Other work showed that these polyphenols exerted their anti-cancer influence by altering specific cell signaling pathways leading to apoptosis, or programmed cell death.

"These studies not only offer insights into the mechanisms of the chemopreventive properties of these polyphenols, they also offer proof of their potential to prevent colon cancer," said Francis Raul, Ph.D., the study's lead investigator and Research Director of the French National Institute for Health and Medical Research (INSERM) in Strasbourg, France.

Medical practitioners and creators of old adages have long recognized the health benefits of apples but, in recent years, scientists have been homing in on specific antioxidants like polyphenols concentrated largely in the apple's skin. An antioxidant is one of many chemicals that reduce or prevent oxidation, thus preventing DNA, cell and tissue damage triggered by free radicals in the body.

As part of their study, the French scientists split the polyphenols found in apples into two general categories: polyphenol monomers which include flavonoids (catechins and epicatechins); and polyphenol oligomers/polymers such as the procyanidins (polymers of catechins and epicatechins), also found in abundance in red wine and cocoa (chocolate).

The scientists then exposed cancer cells to each class of polyphenols, followed by tests to determine their effects on certain biochemical markers and tumor growth.

The first class of monomer polyphenols, which included the flavonoids, failed to have any significant effect on biochemical markers or cancer cell growth, at concentrations ranging from 10 to 100 micrograms per milliliter.

But the second class, featuring the procyanidins, performed well on both tests. First, they triggered cell signaling that activated a cascade of chemical reactions resulting in apoptosis, a critical step in halting cancer cell growth and spread.

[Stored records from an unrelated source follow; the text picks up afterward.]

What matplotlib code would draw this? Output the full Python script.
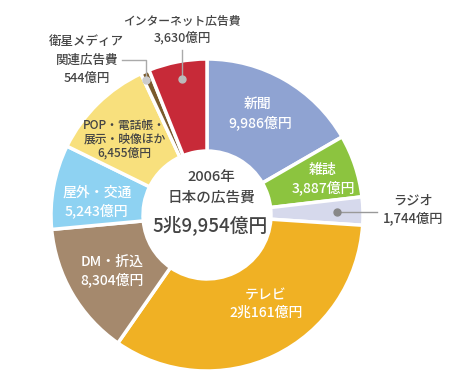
import matplotlib
matplotlib.use("Agg")
import matplotlib.pyplot as plt

plt.rcParams['font.family'] = ['Noto Sans CJK JP', 'DejaVu Sans']

categories = ["新聞", "雑誌", "ラジオ", "テレビ", "DM・折込", "屋外・交通",
              "POP・電話帳・展示・映像ほか", "衛星メディア関連広告費", "インターネット広告費"]
values = [9986, 3887, 1744, 20161, 8304, 5243, 6455, 544, 3630]
value_labels = ["9,986億円", "3,887億円", "1,744億円", "2兆161億円", "8,304億円",
                "5,243億円", "6,455億円", "544億円", "3,630億円"]
colors = ["#8FA3D2", "#8CC43F", "#D6D9EC", "#F0B124", "#A5896D",
          "#8ED2F2", "#F8E07D", "#7A5A2C", "#C72A38"]

W, H = 450, 380
fig = plt.figure(figsize=(4.5, 3.8), dpi=100)
ax = fig.add_axes([0, 0, 1, 1])

def Y(y):
    return H - y

cx, cy, R = 207, 215, 156
ax.pie(values, colors=colors, startangle=90, counterclock=False,
       center=(cx, Y(cy)), radius=R,
       wedgeprops=dict(width=R * 0.59, edgecolor='white', linewidth=2.5),
       frame=True)
ax.set_xlim(0, W)
ax.set_ylim(0, H)
ax.set_aspect('equal')
ax.axis('off')

dark = "#444444"

def lbl(x, y, s, color='white', size=10):
    ax.text(x, Y(y), s, ha='center', va='center', color=color, fontsize=size,
            fontweight='medium')

lbl(258, 104, categories[0])
lbl(260, 123, value_labels[0])
lbl(323, 170, categories[1])
lbl(323, 188, value_labels[1])
lbl(413, 200, categories[2], dark, 9.5)
lbl(413, 218, value_labels[2], dark, 9.5)
lbl(266, 295, categories[3])
lbl(266, 313, value_labels[3])
lbl(112, 262, categories[4])
lbl(112, 280, value_labels[4])
lbl(97, 193, categories[5])
lbl(96, 211, value_labels[5])
lbl(124, 125, "POP・電話帳・", dark, 8.5)
lbl(125, 139, "展示・映像ほか", dark, 8.5)
lbl(124, 153, value_labels[6], dark, 8.5)
lbl(86, 42, "衛星メディア", dark, 9)
lbl(87, 60, "関連広告費", dark, 9)
lbl(87, 78, value_labels[7], dark, 9)
lbl(182, 21, categories[8], dark, 8.5)
lbl(182, 38, value_labels[8], dark, 9)

# leader lines
ax.plot([337, 377], [Y(212), Y(212)], color="#999999", lw=1, zorder=3)
ax.plot(337, Y(212), 'o', color="#888888", ms=5, zorder=4)
ax.plot([146, 146, 122], [Y(80), Y(60), Y(60)], color="#aaaaaa", lw=1, zorder=3)
ax.plot(146, Y(80), 'o', color="#cccccc", ms=5, zorder=4)
ax.plot([182, 182], [Y(79), Y(50)], color="#aaaaaa", lw=1, zorder=3)
ax.plot(182, Y(79), 'o', color="#bbbbbb", ms=5, zorder=4)

# center text
lbl(211, 177, "2006年", dark, 10.5)
lbl(211, 198, "日本の広告費", dark, 10.5)
lbl(210, 225, "5兆9,954億円", dark, 13.5)

fig.savefig("out.png", dpi=100)
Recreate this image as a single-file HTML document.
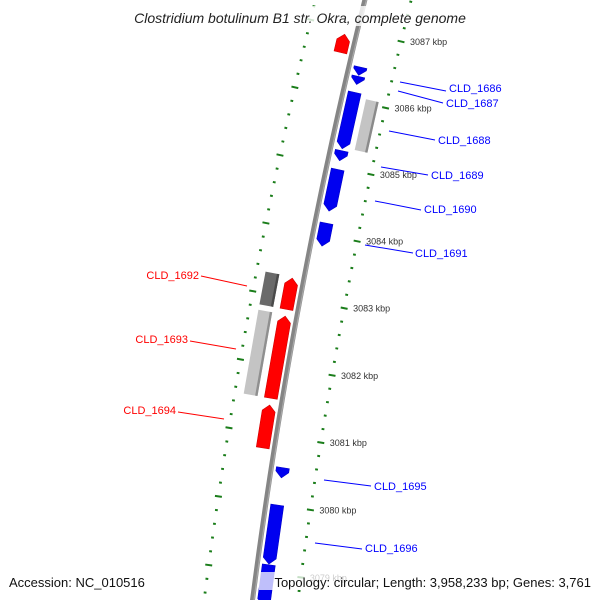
<!DOCTYPE html>
<html><head><meta charset="utf-8">
<style>
html,body{margin:0;padding:0;background:#fff;width:600px;height:600px;overflow:hidden;}
svg{display:block;font-family:"Liberation Sans","DejaVu Sans",sans-serif;overflow:hidden;}
</style></head>
<body>
<svg id="map" width="600" height="600" viewBox="0 0 600 600" xmlns="http://www.w3.org/2000/svg">
<g id="tracks"></g>
<g id="genes"></g>
<g id="labels"></g>
<rect x="110" y="6" width="380" height="20" fill="rgba(255,255,255,0.8)"/>
<text x="300" y="23" text-anchor="middle" font-size="14" font-style="italic" fill="#222">Clostridium botulinum B1 str. Okra, complete genome</text>
<rect x="6" y="572" width="140" height="18" fill="rgba(255,255,255,0.8)"/>
<text x="9" y="587" font-size="13" fill="#111">Accession: NC_010516</text>
<rect x="259" y="572" width="336" height="18" fill="rgba(255,255,255,0.75)"/>
<text x="591" y="587" text-anchor="end" font-size="13" fill="#111">Topology: circular; Length: 3,958,233 bp; Genes: 3,761</text>
</svg>
<script>
// data (kbp)
const majorTicks = [3079,3080,3081,3082,3083,3084,3085,3086,3087];
const tickLabels = ["3079 kbp","3080 kbp","3081 kbp","3082 kbp","3083 kbp","3084 kbp","3085 kbp","3086 kbp","3087 kbp"];
const revStarts = [3086.375,3086.24,3085.28,3085.10,3084.35,3083.83,3080.40,3079.13,3078.52];
const revEnds   = [3086.498,3086.36,3086.12,3085.25,3084.97,3084.17,3080.55,3080.00,3079.12];
const fwdStarts = [3086.64,3082.83,3081.52,3080.79];
const fwdEnds   = [3086.91,3083.29,3082.73,3081.42];
const orfInStarts = [3085.30];
const orfInEnds   = [3086.06];
const orfOutStarts = [3082.83,3081.52];
const orfOutEnds   = [3083.31,3082.75];
const orfOutShade = ["dark","light"];
const blueNames = ["CLD_1686","CLD_1687","CLD_1688","CLD_1689","CLD_1690","CLD_1691","CLD_1695","CLD_1696"];
const redNames = ["CLD_1692","CLD_1693","CLD_1694"];

const NS="http://www.w3.org/2000/svg";
const CX=5608, CY=1292, R0=5400, RIN=5355, ROUT=5448;
function pt(k,r){const b=0.2357+(k-3087)*0.012733;return [CX-r*Math.cos(b),CY-r*Math.sin(b)];}
function dir(k){const b=0.2357+(k-3087)*0.012733;return [Math.cos(b),Math.sin(b)];}
function mk(tag,attrs,parent){const e=document.createElementNS(NS,tag);for(const a in attrs)e.setAttribute(a,attrs[a]);parent.appendChild(e);return e;}
const tracks=document.getElementById('tracks'), genes=document.getElementById('genes'), labels=document.getElementById('labels');

function arcPath(r,k1,k2){let d='';for(let k=k1;k<=k2+1e-9;k+=0.1){const p=pt(k,r);d+=(d?'L':'M')+p[0].toFixed(2)+','+p[1].toFixed(2);}return d;}
let bb=mk('path',{d:arcPath(R0,3078.4,3088.2),stroke:'#858585','stroke-width':5,fill:'none'},tracks);


let bb2=mk('path',{d:arcPath(R0-1.5,3078.4,3088.2),stroke:'#a8a8a8','stroke-width':1.2,fill:'none'},tracks);



[RIN,ROUT].forEach((r)=>{
  for(let i=0;i<=55;i++){
    const k=3077.6+i*0.2;
    const major=Math.abs(k-Math.round(k))<0.01;
    const p=pt(k,r), d=dir(k), L=major?3.5:1.4;
    if(p[1]>598||p[1]<-2) continue;
    const t=mk('line',{x1:p[0]-d[0]*L,y1:p[1]-d[1]*L,x2:p[0]+d[0]*L,y2:p[1]+d[1]*L,stroke:'#1a7d1a','stroke-width':2},tracks);
    
    
  }
});
majorTicks.forEach((k,i)=>{
  const p=pt(k,RIN);
  const t=mk('text',{x:p[0]+9,y:p[1]+3.5,'font-size':9,fill:'#333'},tracks);
  t.textContent=tickLabels[i];
  
  
});

function arrow(k1,k2,r1,r2,fwd,fill,stroke,name){
  const h=Math.min(0.09,k2-k1), rm=(r1+r2)/2; let ps;
  if(fwd) ps=[pt(k1,r1),pt(k2-h,r1),pt(k2,rm),pt(k2-h,r2),pt(k1,r2)];
  else ps=[pt(k2,r1),pt(k1+h,r1),pt(k1,rm),pt(k1+h,r2),pt(k2,r2)];
  const e=mk('polygon',{points:ps.map(p=>p[0].toFixed(2)+','+p[1].toFixed(2)).join(' '),fill:fill,stroke:stroke,'stroke-width':0.6},genes);
  
  
}
function box(k1,k2,r1,r2,fill,edge,name){
  const ps=[pt(k1,r1),pt(k2,r1),pt(k2,r2),pt(k1,r2)];
  const e=mk('polygon',{points:ps.map(p=>p[0].toFixed(2)+','+p[1].toFixed(2)).join(' '),fill:fill},genes);
  
  
  const a=pt(k1,r1+1.2),b=pt(k2,r1+1.2);
  const l=mk('line',{x1:a[0],y1:a[1],x2:b[0],y2:b[1],stroke:edge,'stroke-width':2.4},genes);
  
  
}
revStarts.forEach((s,i)=>arrow(s,revEnds[i],5382,5395,false,'#0000f0','#0000c8','reverse-gene'));
fwdStarts.forEach((s,i)=>arrow(s,fwdEnds[i],5405,5418,true,'#ff0000','#d00000','forward-gene'));
orfInStarts.forEach((s,i)=>box(s,orfInEnds[i],5363,5376,'#c4c4c4','#8a8a8a','inner-orf'));
orfOutStarts.forEach((s,i)=>box(s,orfOutEnds[i],5425,5439,orfOutShade[i]==='dark'?'#6a6a6a':'#c4c4c4',orfOutShade[i]==='dark'?'#4a4a4a':'#8f8f8f','outer-orf'));

const blueLines=[[400,82,446,91,449,92],[398,91,443,103,446,107],[389,131,435,140,438,144],[381,167,428,175,431,179],[375,201,421,210,424,213],[365,245,413,253,415,257],[324,480,371,486,374,490],[315,543,362,549,365,552]];
const redLines=[[247,286,201,276,199,279],[236,349,190,341,188,343],[224,419,178,412,176,414]];
blueLines.forEach((c,i)=>{
  const l=mk('line',{x1:c[0],y1:c[1],x2:c[2],y2:c[3],stroke:'#0000ff','stroke-width':1},labels);
  
  
  const t=mk('text',{x:c[4],y:c[5],'font-size':11,fill:'#0000ff'},labels);
  t.textContent=blueNames[i];
  
  
});
redLines.forEach((c,i)=>{
  const l=mk('line',{x1:c[0],y1:c[1],x2:c[2],y2:c[3],stroke:'#ff0000','stroke-width':1},labels);
  
  
  const t=mk('text',{x:c[4],y:c[5],'font-size':11,fill:'#ff0000','text-anchor':'end'},labels);
  t.textContent=redNames[i];
  
  
});
</script>
</body></html>
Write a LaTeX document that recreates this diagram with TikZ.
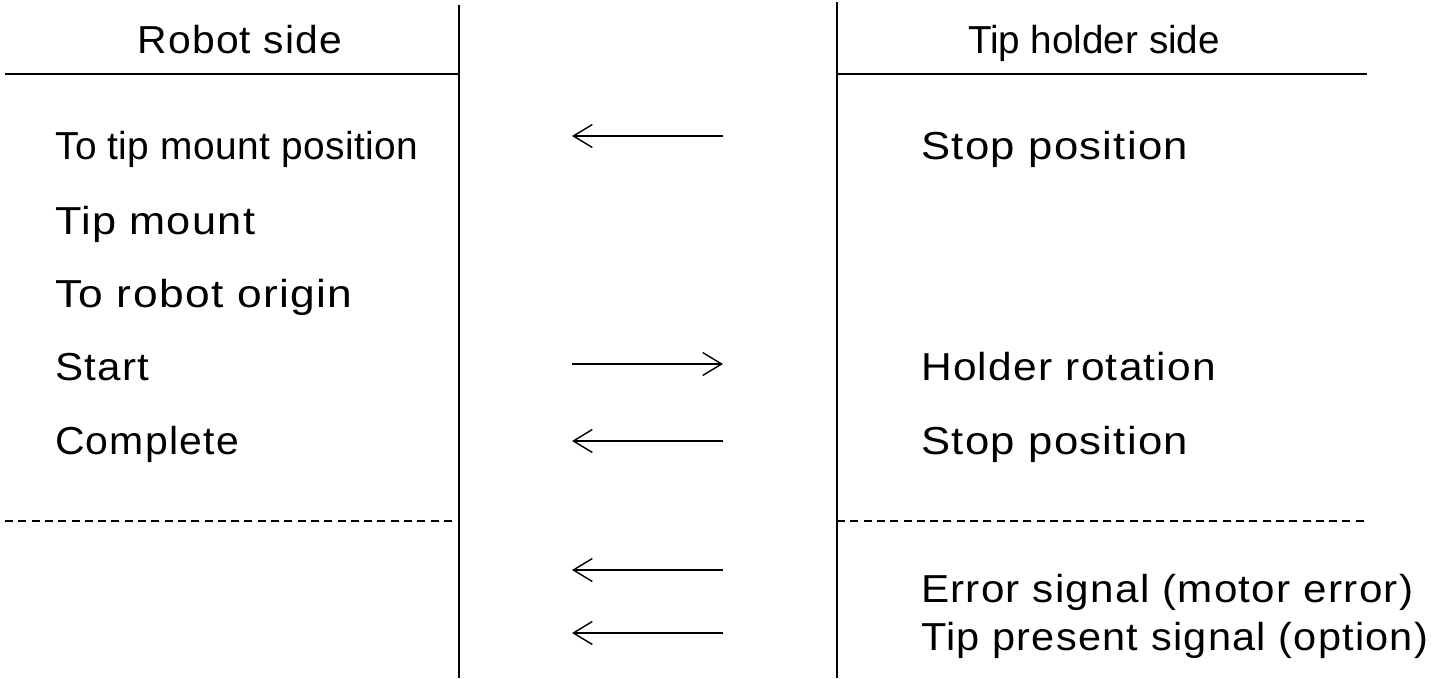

"This part of the study helped determined a key mechanism by which procyanidins might prevent the growth of cancer cells," said Dr. Raul. To determine if procyanidins exerted any chemopreventive activity in vivo, laboratory rats injected with a known colon carcinogen were subsequently fed a liquid mixture of water and apple-derived procyanidins. After about six weeks on this diet, these rats were found to have about half the number of precancerous lesions in their colons as their counterparts on a regular diet.

Dr. Raul said these experiments revealed a previously unknown way in which polyphenol polymers (procyanidins) worked to destroy cancer cells, suggesting such knowledge might be used to one day combat specific tumor growth, such as colon cancer.

"For now, our work suggests that eating the whole apple, including the skin, might offer some anti-cancer benefits," Dr. Raul said. "That is certainly something we can comfortably do without further study."